Geek, game show host or genius?
Elvis Costello showed his audience of about 3,000 Thursday in the MSU Auditorium that he is a little of each.
After an eight-song, acoustic guitar set by Nick Lowe, longtime Costello friend, Costello took the stage for a two-hour show.
He looked for all the world the part of the geek: receding hairline, brow beaded with sweat, his trademark black-rimmed glasses and black shirt cuffs sticking out from the sleeves of his not-quite-tailored tan jacket.
But once he strummed his guitar and started singing "Accidents Will Happen," the genius was revealed.
Except for the show-closing "Pump It Up," where Costello used an electric guitar and synthetic percussion, the set's 22 songs were entirely acoustic.
That's a wide departure from the early, '80s, when Costello toured with the Attractions, rarely took time to speak to the audience and pumped it out as fast and as loudly as possible.

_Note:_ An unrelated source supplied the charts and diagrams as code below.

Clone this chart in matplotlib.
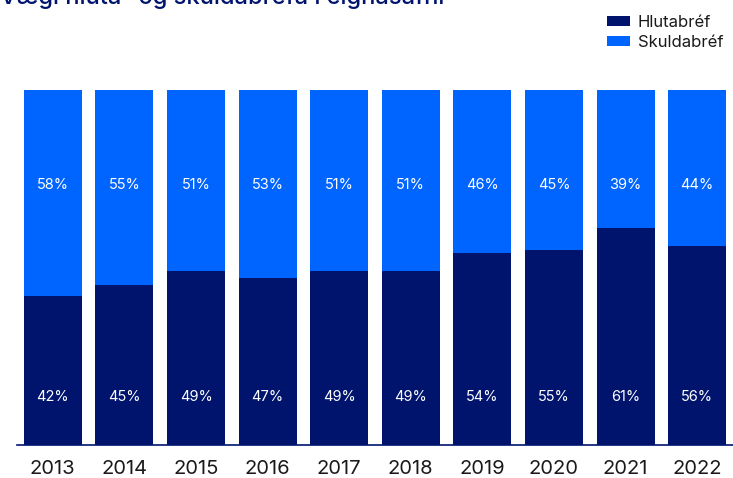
import matplotlib.pyplot as plt
import numpy as np

years = ['2013', '2014', '2015', '2016', '2017', '2018', '2019', '2020', '2021', '2022']
hluta = [42, 45, 49, 47, 49, 49, 54, 55, 61, 56]
skulda = [58, 55, 51, 53, 51, 51, 46, 45, 39, 44]

navy = '#00146e'
blue = '#0064ff'

plt.rcParams['font.family'] = ['Inter', 'DejaVu Sans']

fig = plt.figure(figsize=(7.33, 4.78), dpi=100)
ax = fig.add_axes([17 / 733, 33 / 478, 716 / 733, 355 / 478])

x = np.arange(len(years))
ax.bar(x, hluta, width=0.81, color=navy, label='Hlutabréf')
ax.bar(x, skulda, width=0.81, bottom=hluta, color=blue, label='Skuldabréf')

### fixed label rows, as in the original
for i in range(len(years)):
    ax.text(x[i], 13.5, str(hluta[i]) + '%', color='white', ha='center', va='center', fontsize=10.5)
    ax.text(x[i], 73.2, str(skulda[i]) + '%', color='white', ha='center', va='center', fontsize=10.5)

ax.set_xlim(-0.5, len(years) - 0.5)
ax.set_ylim(0, 100)
ax.set_xticks(x)
ax.set_xticklabels(years, fontsize=14.5, color='#1a1a1a')
ax.tick_params(axis='x', length=0, pad=11)
ax.set_yticks([])
for s in ['top', 'right', 'left']:
    ax.spines[s].set_visible(False)
ax.spines['bottom'].set_color(navy)
ax.spines['bottom'].set_linewidth(1.2)

### title sits mostly above the visible canvas, as in the reference
fig.text(0.0, 1.005, 'Vægi hluta- og skuldabréfa í eignasafni', color=navy, fontsize=17,
         ha='left', va='center', fontweight='medium')

leg = fig.legend(loc='upper left', bbox_to_anchor=(592 / 733, 1.0), frameon=False,
                 fontsize=12, handlelength=1.4, handleheight=0.6, handletextpad=0.45,
                 labelspacing=0.3)
for t in leg.get_texts():
    t.set_color('#1a1a1a')

fig.savefig('out.png', dpi=100)
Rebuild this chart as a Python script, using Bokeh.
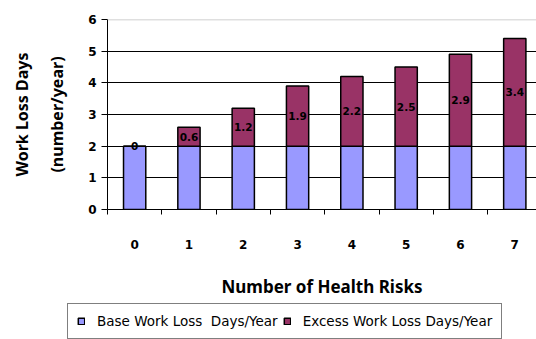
from bokeh.plotting import figure
from bokeh.layouts import column, row
from bokeh.models import (ColumnDataSource, Range1d, FixedTicker, LinearAxis, Legend,
                          LegendItem, Span)
from bokeh.core.properties import value
from bokeh.embed import file_html
from bokeh.resources import INLINE

risks = [0, 1, 2, 3, 4, 5, 6, 7]
tick_labels = ["0", "1", "2", "3", "4", "5", "6", "7"]
base_days = [2, 2, 2, 2, 2, 2, 2, 2]
excess_days = [0, 0.6, 1.2, 1.9, 2.2, 2.5, 2.9, 3.4]
series_names = ["Base Work Loss  Days/Year", "Excess Work Loss Days/Year"]
colors = ["#9999FF", "#993366"]
y_ticks = [0, 1, 2, 3, 4, 5, 6]

src = ColumnDataSource(dict(
    x=risks, base=base_days, excess=excess_days,
    label_y=[b + e / 2 for b, e in zip(base_days, excess_days)],
    label=[f"{e:g}" for e in excess_days],
))

p = figure(width=536, height=300, output_backend="svg", toolbar_location=None,
           x_range=Range1d(-0.5, 7.4), y_range=Range1d(0, 6),
           min_border_left=107, min_border_right=0, min_border_top=19,
           min_border_bottom=91)
p.outline_line_color = None
p.background_fill_color = "white"
p.border_fill_color = "white"

rs = p.vbar_stack(["base", "excess"], x="x", width=0.41, source=src,
                  fill_color=colors, line_color="black", line_width=1.5)

p.text(x="x", y="label_y", text="label", source=src, text_align="center",
       text_baseline="middle", text_font=value("DejaVu Sans"),
       text_font_size="10.5px", text_font_style="bold", text_color="black")

# grid
p.xgrid.visible = False
p.ygrid.ticker = FixedTicker(ticks=[1, 2, 3, 4, 5])
p.ygrid.grid_line_color = "black"
p.ygrid.grid_line_width = 1
p.add_layout(Span(location=6, dimension="width", line_color="#c0c0c0", line_width=1.5))

# y axis
ya = p.yaxis[0]
ya.ticker = FixedTicker(ticks=y_ticks)
ya.axis_line_color = "black"
ya.major_tick_line_color = "black"
ya.major_tick_out = 6
ya.major_tick_in = 0
ya.minor_tick_line_color = None
ya.major_label_standoff = 5
ya.major_label_text_font = "DejaVu Sans"
ya.major_label_text_font_style = "bold"
ya.major_label_text_font_size = "12px"
ya.major_label_text_color = "black"
ya.axis_label = "(number/year)"
ya.axis_label_standoff = 17
ya.axis_label_text_font = "Noto Sans"
ya.axis_label_text_font_style = "bold"
ya.axis_label_text_font_size = "16px"
ya.axis_label_text_color = "black"

outer = LinearAxis(axis_label="Work Loss Days", ticker=FixedTicker(ticks=[]),
                   axis_line_color=None, major_tick_line_color=None,
                   minor_tick_line_color=None, axis_label_standoff=11,
                   axis_label_text_font="Noto Sans", axis_label_text_font_style="bold",
                   axis_label_text_font_size="16px", axis_label_text_color="black")
p.add_layout(outer, "left")

# x axis
xa = p.xaxis[0]
xa.ticker = FixedTicker(ticks=risks, minor_ticks=[r - 0.5 for r in risks])
xa.major_label_overrides = {r: t for r, t in zip(risks, tick_labels)}
xa.axis_line_color = "black"
xa.major_tick_out = 0
xa.major_tick_in = 0
xa.minor_tick_line_color = "black"
xa.minor_tick_out = 5
xa.minor_tick_in = 0
xa.major_label_standoff = 25
xa.major_label_text_font = "DejaVu Sans"
xa.major_label_text_font_style = "bold"
xa.major_label_text_font_size = "12px"
xa.major_label_text_color = "black"
xa.axis_label = "Number of Health Risks"
xa.axis_label_standoff = 23
xa.axis_label_text_font = "Noto Sans"
xa.axis_label_text_font_style = "bold"
xa.axis_label_text_font_size = "17px"
xa.axis_label_text_color = "black"

# legend strip below the chart
lf = figure(width=536, height=39, output_backend="svg", toolbar_location=None,
            x_axis_type=None, y_axis_type=None, x_range=Range1d(0, 1), y_range=Range1d(0, 1),
            min_border_left=0, min_border_right=0, min_border_top=0, min_border_bottom=0)
lf.outline_line_color = None
lf.xgrid.visible = False
lf.ygrid.visible = False
lrs = lf.vbar_stack(["base", "excess"], x="x", width=0.41, source=src,
                    fill_color=colors, line_color="black", line_width=1.5, visible=False)

legend = Legend(items=[LegendItem(label=series_names[0], renderers=[lrs[0]]),
                       LegendItem(label=series_names[1], renderers=[lrs[1]])],
                orientation="horizontal", location=(67, 0), margin=0,
                glyph_width=8, glyph_height=8, label_standoff=12, spacing=5,
                padding=9, border_line_color="black", border_line_width=1,
                background_fill_color="white", background_fill_alpha=1,
                label_text_font="DejaVu Sans", label_text_font_size="13.5px",
                label_text_color="black")
lf.add_layout(legend)

layout = column(p, row(lf, spacing=0), spacing=0)
open("out.html", "w").write(file_html(layout, INLINE))
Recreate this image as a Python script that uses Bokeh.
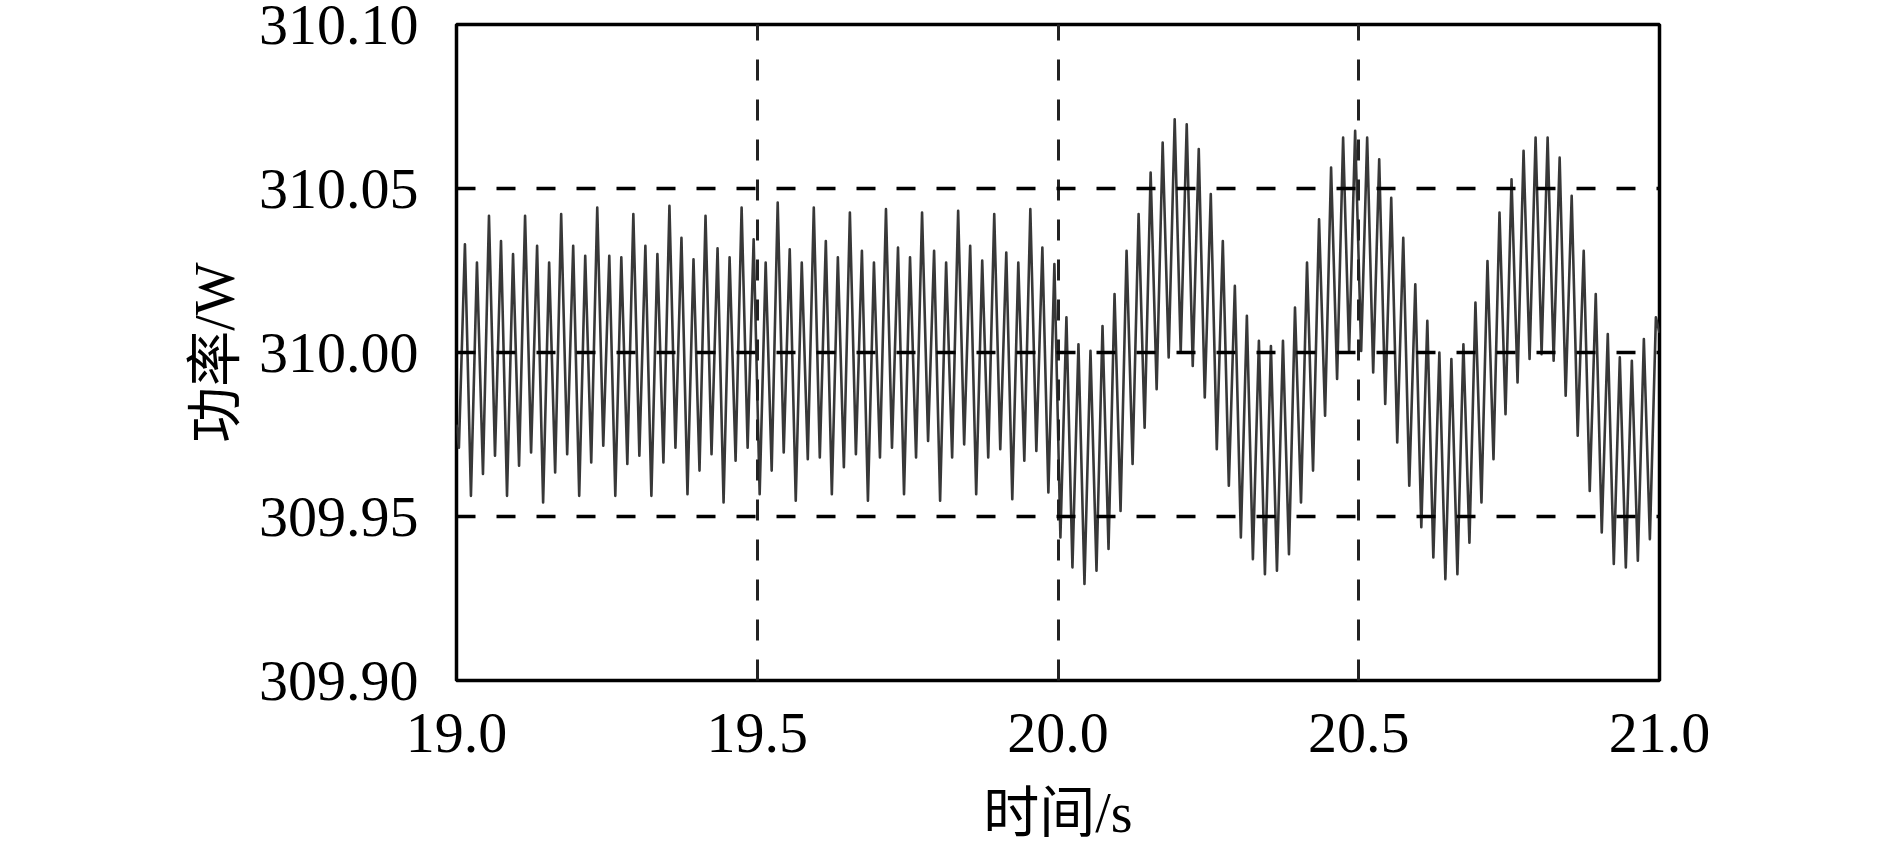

In his acoustic incarnation, Costello has found the perfect showcase for lyrics from haunting tales to political commentary to acerbic observations of life.
The new Costello seemed to delight the audience of students and longtime fans.
Costello's set was surprisingly light on material from his new album, Spike. He chose "Deep Dark Truthful Mirror," "God's Comic," the current hit "Veronica" and "Pads, Paws and Claws."
After jamming so hard on "Fade Away" that he broke a guitar string, Costello invited Lowe back for "a couple of songs we thieve from each other." The two played "Indoor Fireworks" and "What's So Funny About Peace Love and Understanding?"
To end the show, the geeky-genius-turned-game-show-host came on stage in a velour jacket, carrying a pitchfork and accompanied by a giant satin heart, split down the middle as if broken.
He introduced himself as Monsignor Napoleon Dynamite. As a man dressed as a werewolf chose the first "sinner" from the crowd, Msgr. Dynamite explained the show's premise: The sinner would pluck one of the "13½ Deadly Sins" from the heart, then choose a song he or she wanted to hear.
The sins included "awesomeness," "girls, girls, girls," "lust," and "getting caught again." The songs included "Alison," "Everyday I Write the Book," "Man Out of Time" and "Pump It Up."
For good measure, Costello tossed in a short rendition of "Happy Birthday" for an audience "sinner" named Angie. That's not something the Costello of the early '80s probably would have done.
It seems the geeky genius has grown up, and his music with him.